The logic behind these situations is remorseless and it's no good anyone wringing their hands or bleating those same old "if onlys" we've all heard before. Finding it all a bit unpalatable means agreeing with the idea that the only constructive thing to do is to start dismantling those political/social structures which make political decisions like Ghandi's not merely unsavoury but actually necessary.

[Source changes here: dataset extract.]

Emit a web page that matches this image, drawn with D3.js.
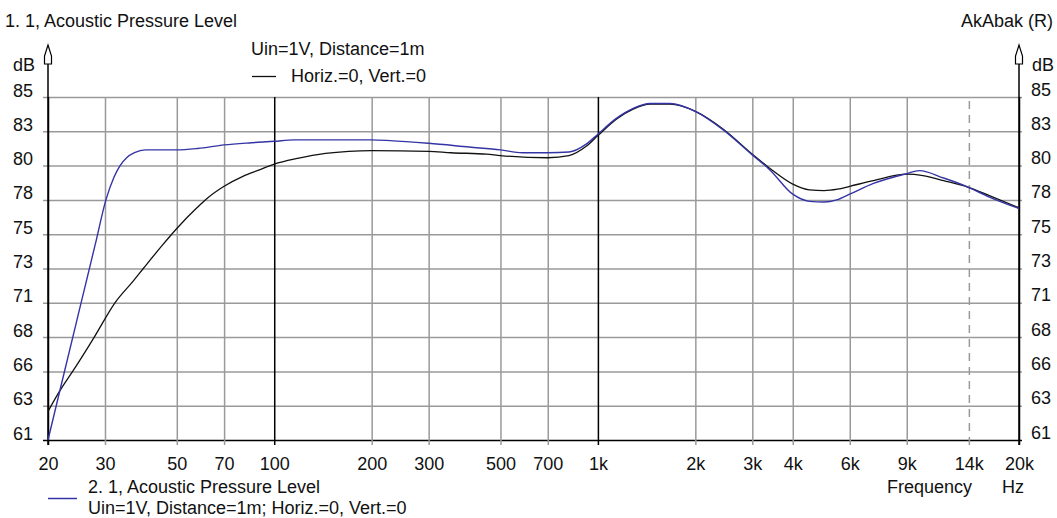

Which is precisely why, to be effective, anyone who agrees the need for a change needs first to understand the basic question: "What, in each particular case, is the cause and what the effect?"*

In India for instance, it is Ghandi and the rest of his rich cronies holding the country together. They do it because there is money to be made that way. It is they that make the system. In Britain the situation is actually the other way around. Whatever their party background or private views our politicians become impotent and blind when faced with the sight of a multicultural Britain that isn't working either. They do it because it gives them a quiet life where they can sit back and again make money. The system makes the politicians, if you like.

Our task as nationalists is to explain exactly that to people, it is to show them how and what changes could be made and not merely shout that it must. We must prove to people that we are more capable and are more honest and can see more clearly than the Ghandi's and hand-wringers of this world. That it is nationalism, that is the way forward. On the day we do that its tomorrow will belong to us.